Enrique Floriano

Personal information
- Full name: Enrique Floriano Millan
- Nationality: Spanish
- Born: 9 October 1982 (age 43) Lorca, Murcia, Spain

Sport
- Sport: Swimming

Medal record
Men's swimming
Representing Spain
Paralympic Games
| Gold medal – first place | 2000 Sydney | 200m ind. medley SM13 |
| Gold medal – first place | 2000 Sydney | 400m freestyle S13 |
| Silver medal – second place | 2000 Sydney | 100m backstroke S13 |
| Silver medal – second place | 2004 Athens | 400m freestyle S12 |
| Silver medal – second place | 2004 Athens | 400m freestyle S12 |
| Silver medal – second place | 2012 London | 400m freestyle S12 |
| Bronze medal – third place | 2000 Sydney | 4x100m medlay relay S11-13 |
| Bronze medal – third place | 2008 Beijing | 400m freestyle S12 |
IPC World Championships
| Silver medal – second place | 2010 Eindhoven | 5km open water S11-13 |
| Silver medal – second place | 2010 Eindhoven | 4x100m freestyle relay 49pts |
IPC World Championships 25m
| Silver medal – second place | 2009 Rio de Janeiro | 400m freestyle S12 |
| Silver medal – second place | 2009 Rio de Janeiro | 200m ind. medley SM12 |
| Silver medal – second place | 2009 Rio de Janeiro | 4x100m freestyle relay 49pts |
| Silver medal – second place | 2009 Rio de Janeiro | 4x100m medley relay 49pts |
IPC European Championships
| Silver medal – second place | 2009 Reykjavik | 100m breaststroke SB12 |
| Silver medal – second place | 2009 Reykjavik | 400m freestyle S12 |

= Enrique Floriano Millan =

Spanish Paralympic swimmer

Enrique Floriano Millan (born 9 October 1982 in Lorca, Murcia) is a vision impaired B2/S12 swimmer from Spain.

== Personal ==
Floriano is from the Extremadura region of Spain. Floriano got a job with help from the Employment HPOD PROAD Program, which is helped by ONCE. In October 2013, he was awarded the Real Orden al Mérito Deportivo.

== Swimming ==
In 2007, Floriano competed at the IDM German Open. He competed at the 2000 Summer Paralympics, winning a gold medal in the 400 meter freestyle and 200 meter individual medley race, and a silver medal in the 100 meter backstroke race. He also won a bronze in the 4 x 100 meter medley Relay 49 Points race. He competed at the 2004 Summer Paralympics, winning a silver medal in the 400 meter freestyle and in the 4 x 100 meter medley Relay 49 Points race, and a bronze medal in the 200 meter individual medley race.

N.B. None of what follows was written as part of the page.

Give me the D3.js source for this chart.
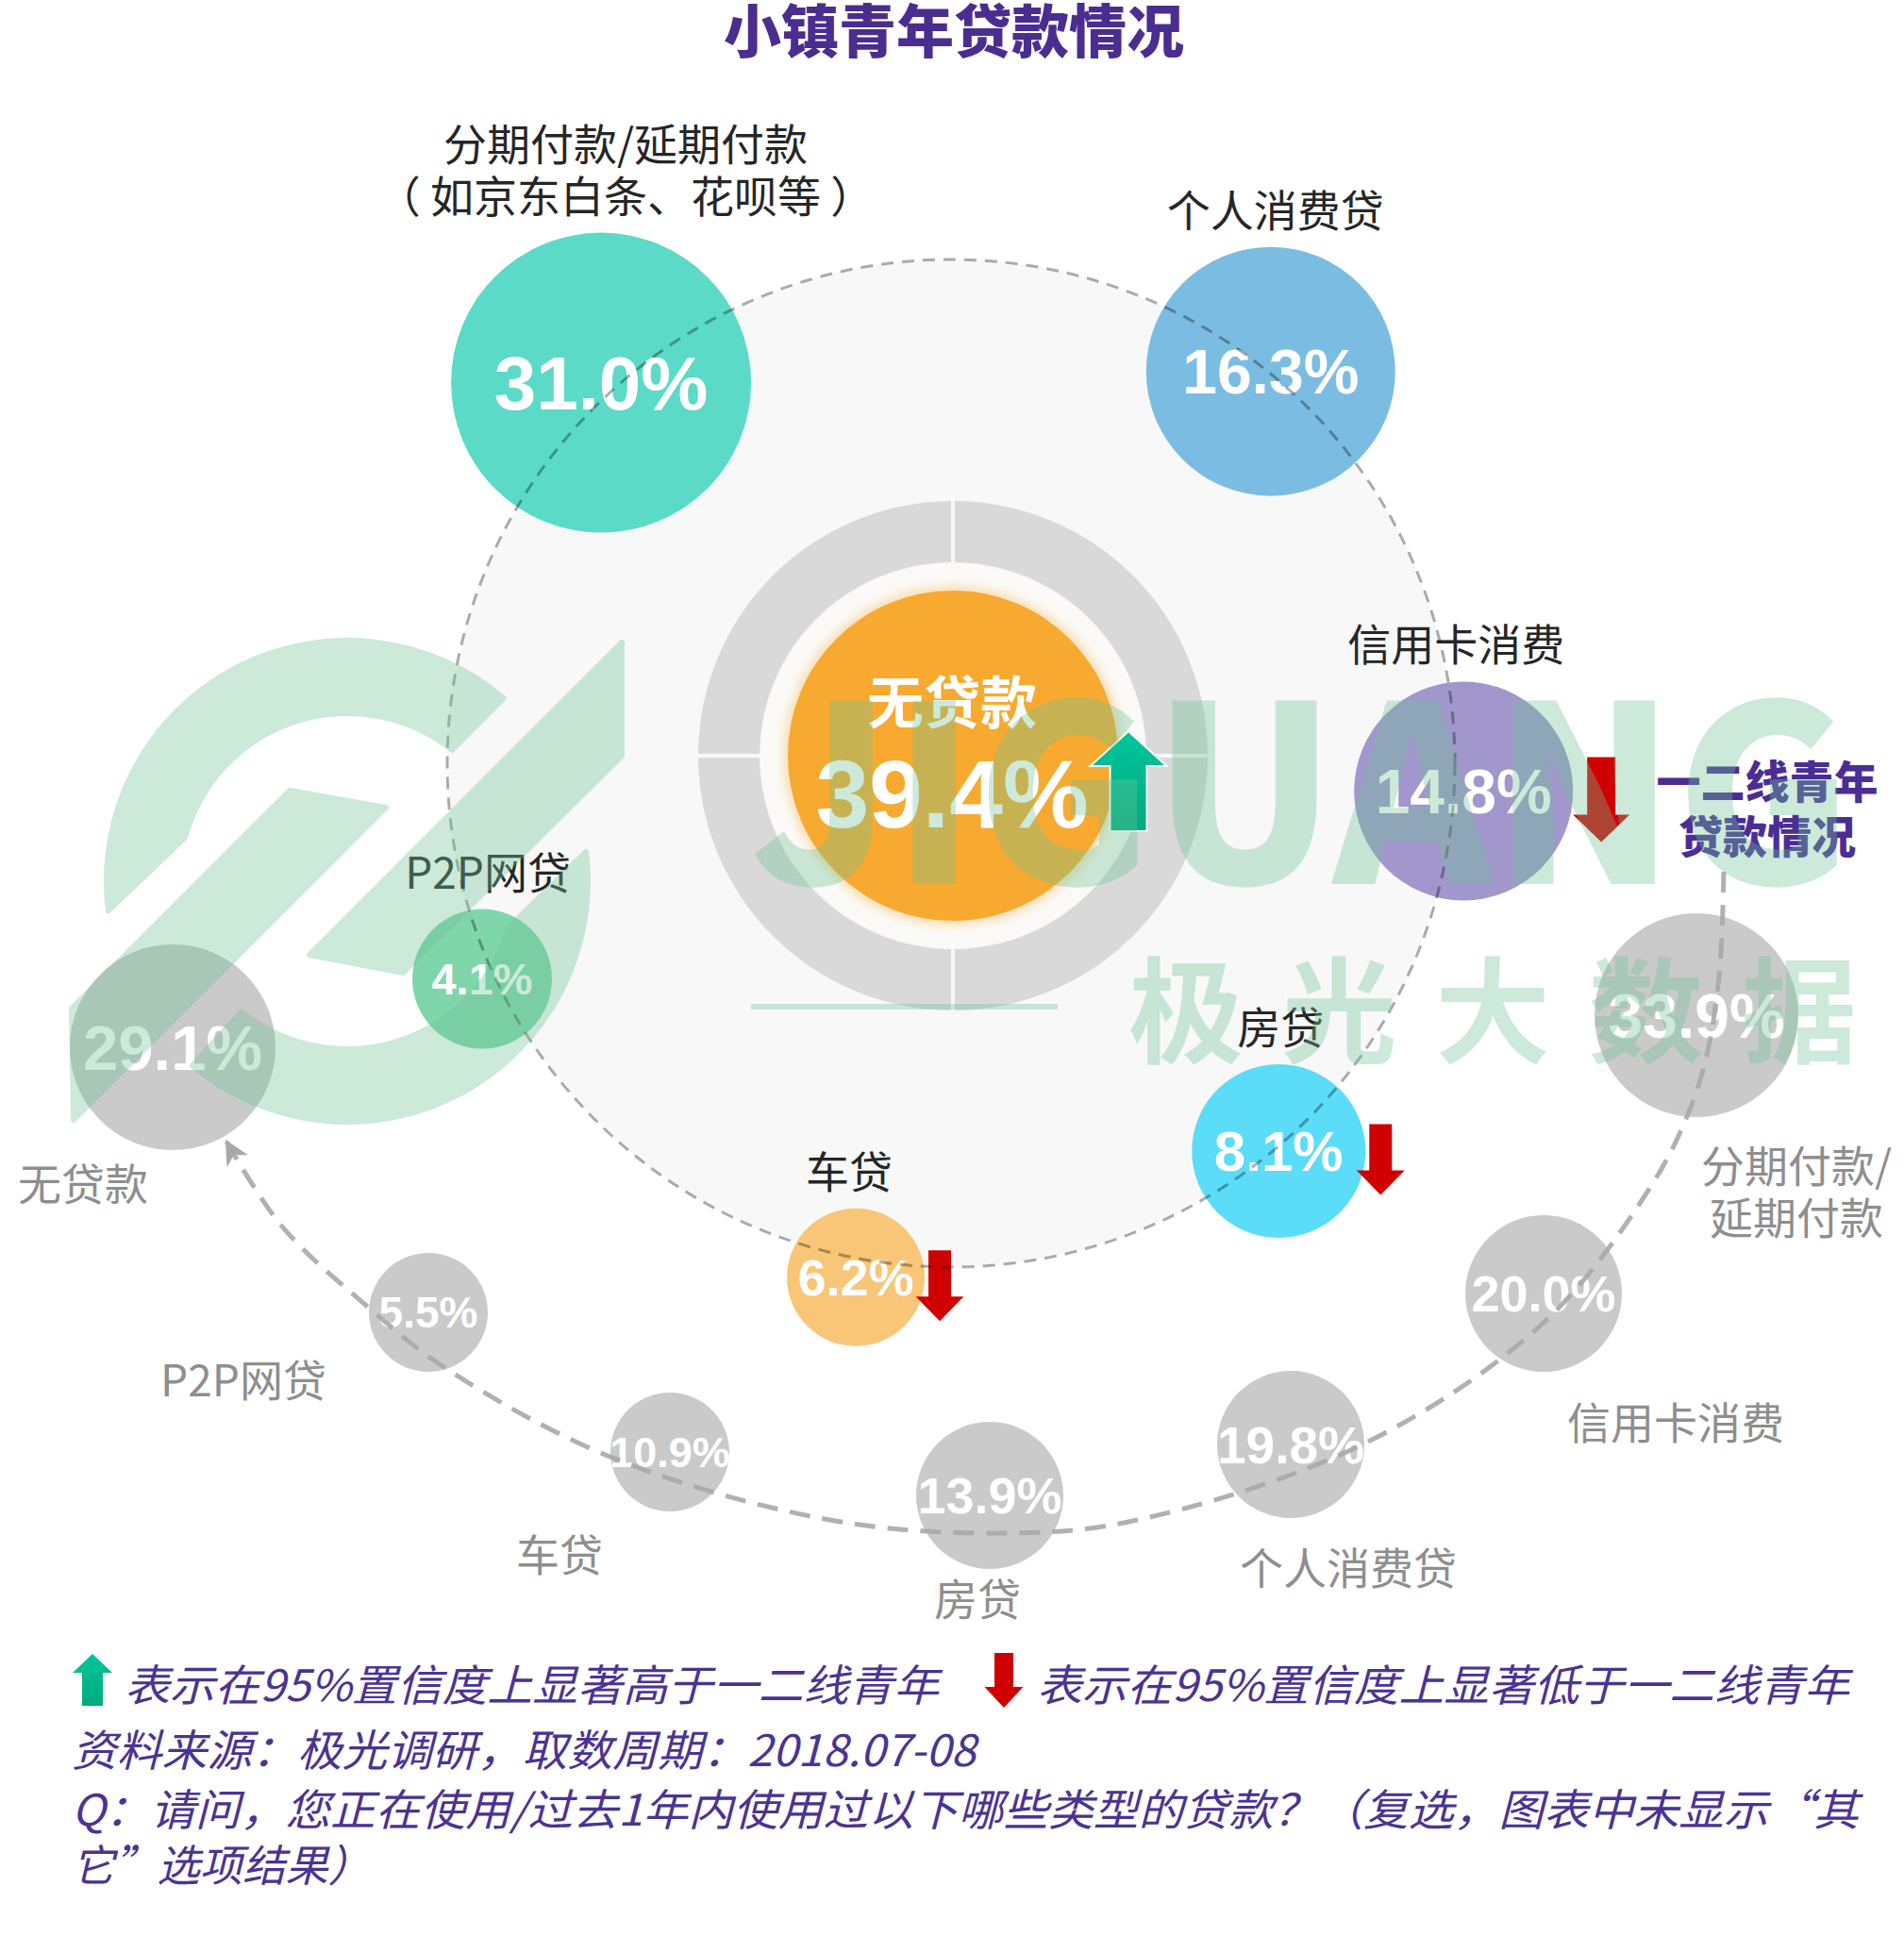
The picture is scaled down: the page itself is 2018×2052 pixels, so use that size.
<!DOCTYPE html>
<meta charset="utf-8">
<title>小镇青年贷款情况</title>
<style>

body {
  margin: 0;
  background: #fff;
}

svg {
  display: block;
}

text {
  font-family: "Noto Sans CJK SC", "Liberation Sans", sans-serif;
}

.num {
  font-family: "Liberation Sans", Arial, sans-serif;
  font-weight: bold;
  fill: #fff;
  text-anchor: middle;
}

</style>
<body>
<script src="https://d3js.org/d3.v7.min.js"></script>
<script>

var w = 2018,
    h = 2052;

// 小镇青年
var townCats = ["分期付款", "个人消费贷", "信用卡消费", "房贷", "车贷", "P2P网贷"];
var townVals = [31.0, 16.3, 14.8, 8.1, 6.2, 4.1];
var townSig = [0, 0, -1, -1, -1, 0];
var townLabels = [["分期付款/延期付款", "（ 如京东白条、花呗等 ）"], ["个人消费贷"], ["信用卡消费"], ["房贷"], ["车贷"], ["P2P网贷"]];
var noLoanLabel = "无贷款",
    noLoanVal = 39.4,
    noLoanSig = 1;

// 一二线青年
var cityCats = ["无贷款", "P2P网贷", "车贷", "房贷", "个人消费贷", "信用卡消费", "分期付款"];
var cityVals = [29.1, 5.5, 10.9, 13.9, 19.8, 20.0, 33.9];
var cityLabels = [["无贷款"], ["P2P网贷"], ["车贷"], ["房贷"], ["个人消费贷"], ["信用卡消费"], ["分期付款/", "延期付款"]];

var notes = [
  "表示在95%置信度上显著高于一二线青年",
  "表示在95%置信度上显著低于一二线青年",
  "资料来源：极光调研，取数周期：2018.07-08",
  "Q：请问，您正在使用/过去1年内使用过以下哪些类型的贷款？（复选，图表中未显示“其",
  "它”选项结果）"
];

// layout
var orbit = {x: 1008, y: 809, r: 534},
    core = {x: 1010, y: 801};
var townAngle = [317.4, 39.2, 93.1, 139.8, 190.5, 245.3],
    townDist = [548, 536, 544, 538, 554, 547],
    townR = [159, 132, 116, 92, 73, 74],
    townFont = [80, 66, 66, 60, 54, 47],
    townDx = [26, 5, -8, 2, -7, 6],
    townColor = ["#5bdac8", "#7bbde2", "#a297cc", "#5bdcf9", "#f9c577", "#80d6ab"];
var cityPos = [[183, 1110], [454, 1391], [710, 1539], [1049, 1585], [1368, 1531], [1636, 1371], [1798, 1076]],
    cityR = [109, 63, 63, 78, 78, 83, 108],
    cityFont = [67, 46, 45, 54, 55, 54, 66],
    cityLabelPos = [[88, 1252], [258, 1460], [593, 1645], [1036, 1692], [1429, 1659], [1776, 1505], [1904, 1233]];
var track = [[240, 1210], [299, 1300], [392, 1387], [472, 1450], [644, 1543], [874, 1610], [1050, 1625],
    [1196, 1613], [1446, 1530], [1638, 1400], [1750, 1257], [1789, 1181], [1810, 1114], [1823, 1023], [1827, 920]];

var angleOf = d3.scaleOrdinal(townCats, townAngle),
    distOf = d3.scaleOrdinal(townCats, townDist),
    rTown = d3.scaleOrdinal(townCats, townR),
    rCity = d3.scaleOrdinal(cityCats, cityR),
    colorOf = d3.scaleOrdinal(townCats, townColor);

var svg = d3.select("body").append("svg")
    .attr("width", w)
    .attr("height", h);

var defs = svg.append("defs");

var grad = defs.append("linearGradient")
    .attr("id", "up")
    .attr("x1", 0).attr("y1", 0).attr("x2", 0).attr("y2", 1);
grad.append("stop").attr("offset", 0).attr("stop-color", "#00c69b");
grad.append("stop").attr("offset", 1).attr("stop-color", "#00a97c");

defs.append("filter")
    .attr("id", "glow")
    .attr("x", "-20%").attr("y", "-20%").attr("width", "140%").attr("height", "140%")
  .append("feGaussianBlur")
    .attr("stdDeviation", 4);

defs.append("marker")
    .attr("id", "head")
    .attr("viewBox", "0 -6 12 12")
    .attr("refX", 11)
    .attr("refY", 0)
    .attr("markerWidth", 26)
    .attr("markerHeight", 26)
    .attr("markerUnits", "userSpaceOnUse")
    .attr("orient", "auto-start-reverse")
  .append("path")
    .attr("d", "M0,-6L12,0L0,6L3.5,0Z")
    .attr("fill", "#a8a8a8");

function polar(cx, cy, r, deg) {
  var a = deg * Math.PI / 180;
  return [cx + r * Math.sin(a), cy - r * Math.cos(a)];
}

function arrow(cx, top, hgt, shaft, head, headH, up) {
  var p = d3.path();
  if (up) {
    p.moveTo(cx, top);
    p.lineTo(cx + head / 2, top + headH);
    p.lineTo(cx + shaft / 2, top + headH);
    p.lineTo(cx + shaft / 2, top + hgt);
    p.lineTo(cx - shaft / 2, top + hgt);
    p.lineTo(cx - shaft / 2, top + headH);
    p.lineTo(cx - head / 2, top + headH);
  } else {
    var b = top + hgt;
    p.moveTo(cx, b);
    p.lineTo(cx + head / 2, b - headH);
    p.lineTo(cx + shaft / 2, b - headH);
    p.lineTo(cx + shaft / 2, top);
    p.lineTo(cx - shaft / 2, top);
    p.lineTo(cx - shaft / 2, b - headH);
    p.lineTo(cx - head / 2, b - headH);
  }
  p.closePath();
  return p.toString();
}

// title
svg.append("text")
    .attr("x", 1011)
    .attr("y", 29)
    .attr("text-anchor", "middle")
    .attr("dominant-baseline", "central")
    .attr("font-size", 61)
    .attr("font-weight", 900)
    .attr("fill", "#4b2d90")
    .text("小镇青年贷款情况");

// orbit disc
svg.append("circle")
    .attr("cx", orbit.x).attr("cy", orbit.y).attr("r", orbit.r)
    .attr("fill", "#f8f8f8");

// centre ring
var quarters = d3.pie().sort(null).padAngle(4 / 339)([1, 1, 1, 1]);
svg.append("g")
    .attr("transform", "translate(" + core.x + "," + core.y + ")")
  .selectAll("path")
    .data(quarters)
  .enter().append("path")
    .attr("d", d3.arc().innerRadius(205).outerRadius(270))
    .attr("fill", "#d9d9d9");

svg.append("circle")
    .attr("cx", core.x).attr("cy", core.y).attr("r", 203)
    .attr("fill", "#fbfaf7");
svg.append("circle")
    .attr("cx", core.x).attr("cy", core.y).attr("r", 181)
    .attr("fill", "#f9e2bd")
    .attr("filter", "url(#glow)");
svg.append("circle")
    .attr("cx", core.x).attr("cy", core.y).attr("r", 175)
    .attr("fill", "#f8a930");

svg.append("text")
    .attr("x", core.x - 1)
    .attr("y", 740)
    .attr("text-anchor", "middle")
    .attr("dominant-baseline", "central")
    .attr("font-size", 60)
    .attr("font-weight", 700)
    .attr("fill", "#fff")
    .text(noLoanLabel);
svg.append("text")
    .attr("class", "num")
    .attr("x", core.x - 1)
    .attr("y", 840 + 0.358 * 102)
    .attr("font-size", 102)
    .text(noLoanVal.toFixed(1) + "%");
if (noLoanSig > 0) {
  svg.append("path")
      .attr("d", arrow(1196, 775, 106, 39, 81, 37, true))
      .attr("fill", "url(#up)")
      .attr("stroke", "#fff")
      .attr("stroke-width", 2);
}

// comparison track (一二线青年)
var trackLine = d3.line().curve(d3.curveCatmullRom.alpha(0.5));

var city = svg.append("g").selectAll("g")
    .data(cityCats)
  .enter().append("g");

city.append("circle")
    .attr("cx", function(d, i) { return cityPos[i][0]; })
    .attr("cy", function(d, i) { return cityPos[i][1]; })
    .attr("r", function(d) { return rCity(d); })
    .attr("fill", "#cacaca");

svg.append("path")
    .attr("d", trackLine(track))
    .attr("fill", "none")
    .attr("stroke", "#a8a8a8")
    .attr("stroke-opacity", 0.9)
    .attr("stroke-width", 5)
    .attr("stroke-dasharray", "22 13")
    .attr("marker-start", "url(#head)");

city.append("text")
    .attr("class", "num")
    .attr("x", function(d, i) { return cityPos[i][0]; })
    .attr("y", function(d, i) { return cityPos[i][1] + 0.358 * cityFont[i]; })
    .attr("font-size", function(d, i) { return cityFont[i]; })
    .text(function(d, i) { return cityVals[i].toFixed(1) + "%"; });

city.each(function(d, i) {
  var g = d3.select(this);
  cityLabels[i].forEach(function(line, j) {
    g.append("text")
        .attr("x", cityLabelPos[i][0])
        .attr("y", cityLabelPos[i][1] + j * 55)
        .attr("text-anchor", "middle")
        .attr("dominant-baseline", "central")
        .attr("font-size", 46)
        .attr("fill", "#8e8e8e")
        .text(line);
  });
});

// town bubbles
var townPts = townCats.map(function(c) {
  return polar(orbit.x, orbit.y, distOf(c), angleOf(c));
});

var town = svg.append("g").selectAll("g")
    .data(townCats)
  .enter().append("g");

town.append("circle")
    .attr("cx", function(d, i) { return townPts[i][0]; })
    .attr("cy", function(d, i) { return townPts[i][1]; })
    .attr("r", function(d) { return rTown(d); })
    .attr("fill", function(d) { return colorOf(d); });

// orbit dashes over the bubbles
svg.append("circle")
    .attr("cx", orbit.x).attr("cy", orbit.y).attr("r", orbit.r)
    .attr("fill", "none")
    .attr("stroke", "#000")
    .attr("stroke-opacity", 0.32)
    .attr("stroke-width", 3)
    .attr("stroke-dasharray", "13 9");

town.append("text")
    .attr("class", "num")
    .attr("x", function(d, i) { return townPts[i][0]; })
    .attr("y", function(d, i) { return townPts[i][1] + 0.358 * townFont[i]; })
    .attr("font-size", function(d, i) { return townFont[i]; })
    .text(function(d, i) { return townVals[i].toFixed(1) + "%"; });

town.each(function(d, i) {
  var g = d3.select(this),
      r = rTown(d),
      lines = townLabels[i],
      base = townPts[i][1] - r - 42;
  lines.forEach(function(line, j) {
    g.append("text")
        .attr("x", townPts[i][0] + townDx[i])
        .attr("y", base - (lines.length - 1 - j) * 55)
        .attr("text-anchor", "middle")
        .attr("dominant-baseline", "central")
        .attr("font-size", 46)
        .attr("fill", "#262626")
        .style("white-space", "pre")
        .text(line);
  });
  if (townSig[i] < 0) {
    var big = r > 100,
        hh = big ? 90 : 75;
    g.append("path")
        .attr("d", arrow(townPts[i][0] + r + (big ? 30 : 16), townPts[i][1] + 9 - hh / 2, hh,
            big ? 30 : 24, big ? 60 : 51, big ? 29 : 26, false))
        .attr("fill", "#d10000");
  }
});

svg.append("text")
    .attr("x", 1873)
    .attr("y", 825)
    .attr("text-anchor", "middle")
    .attr("dominant-baseline", "central")
    .attr("font-size", 47)
    .attr("font-weight", 900)
    .attr("fill", "#4b2d96")
    .text("一二线青年");
svg.append("text")
    .attr("x", 1873)
    .attr("y", 883)
    .attr("text-anchor", "middle")
    .attr("dominant-baseline", "central")
    .attr("font-size", 47)
    .attr("font-weight", 900)
    .attr("fill", "#4b2d96")
    .text("贷款情况");

// notes
svg.append("path")
    .attr("d", arrow(98, 1753, 55, 22, 42, 20, true))
    .attr("fill", "url(#up)");
svg.append("path")
    .attr("d", arrow(1064, 1752, 58, 20, 41, 22, false))
    .attr("fill", "#d10000");

var notePos = [[132, 1783, 863], [1099, 1783, 861], [76, 1852, 958], [76, 1915, 1894], [76, 1974, 317]];
svg.append("g").selectAll("text")
    .data(notes)
  .enter().append("text")
    .attr("x", function(d, i) { return notePos[i][0]; })
    .attr("y", function(d, i) { return notePos[i][1]; })
    .attr("textLength", function(d, i) { return notePos[i][2]; })
    .attr("lengthAdjust", "spacingAndGlyphs")
    .attr("dominant-baseline", "central")
    .attr("font-size", 46)
    .attr("font-style", "italic")
    .attr("fill", "#4a3394")
    .text(function(d) { return d; });

// watermark
var mark = svg.append("g")
    .attr("opacity", 0.35)
    .attr("fill", "#6ec396")
    .attr("stroke", "#6ec396")
    .attr("stroke-width", 6)
    .attr("stroke-linejoin", "round");

function ringPiece(cx, cy, R, r, o0, o1, i0, i1) {
  var p0 = polar(cx, cy, R, o0), p1 = polar(cx, cy, R, o1),
      q1 = polar(cx, cy, r, i1), q0 = polar(cx, cy, r, i0);
  return "M" + p0 + "A" + R + "," + R + " 0 " + (o1 - o0 > 180 ? 1 : 0) + " 1 " + p1 +
      "L" + q1 + "A" + r + "," + r + " 0 " + (i1 - i0 > 180 ? 1 : 0) + " 0 " + q0 + "Z";
}

mark.append("path").attr("d", ringPiece(368, 934, 255, 178, 263, 400.5, 285, 398.6));
mark.append("path").attr("d", ringPiece(368, 934, 255, 178, 83, 220, 106, 219));
mark.append("path").attr("d", "M76,1069L307,838L409,856L78,1187Z");
mark.append("path").attr("d", "M328,1012L659,681L659,801L427,1031Z");

mark.append("text")
    .attr("x", 796)
    .attr("y", 937)
    .attr("textLength", 1167)
    .attr("lengthAdjust", "spacingAndGlyphs")
    .attr("stroke", "none")
    .attr("font-family", "Lato, 'DejaVu Sans', sans-serif")
    .attr("font-weight", 900)
    .attr("font-size", 261)
    .text("JIGUANG");

mark.append("rect")
    .attr("x", 796).attr("y", 1064).attr("width", 325).attr("height", 6)
    .attr("stroke", "none");

mark.append("text")
    .attr("x", 1196)
    .attr("y", 1063)
    .attr("dominant-baseline", "central")
    .attr("stroke", "none")
    .attr("font-size", 122)
    .attr("font-weight", 700)
    .attr("letter-spacing", 40.5)
    .text("极光大数据");

</script>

He competed at the 2008 Summer Paralympics, winning a silver medal 400 meter freestyle race. He competed at the 2012 Summer Paralympics, winning a silver medal in the 400 meter freestyle race. Prior to heading to London, she participated in a national vision impaired swim team training camp at the High Performance Centre of Sant Cugat from 6 to 23 August. Daily at the camp, there were two in water training sessions and one out of water training session. In 2010, he swam at the Tenerife International Open. He raced at the 2011 IPC European Swimming Championships in Berlin, Germany. Twice, he was one of the top three swimmers in his races. He finished first in the 5 km open water swim.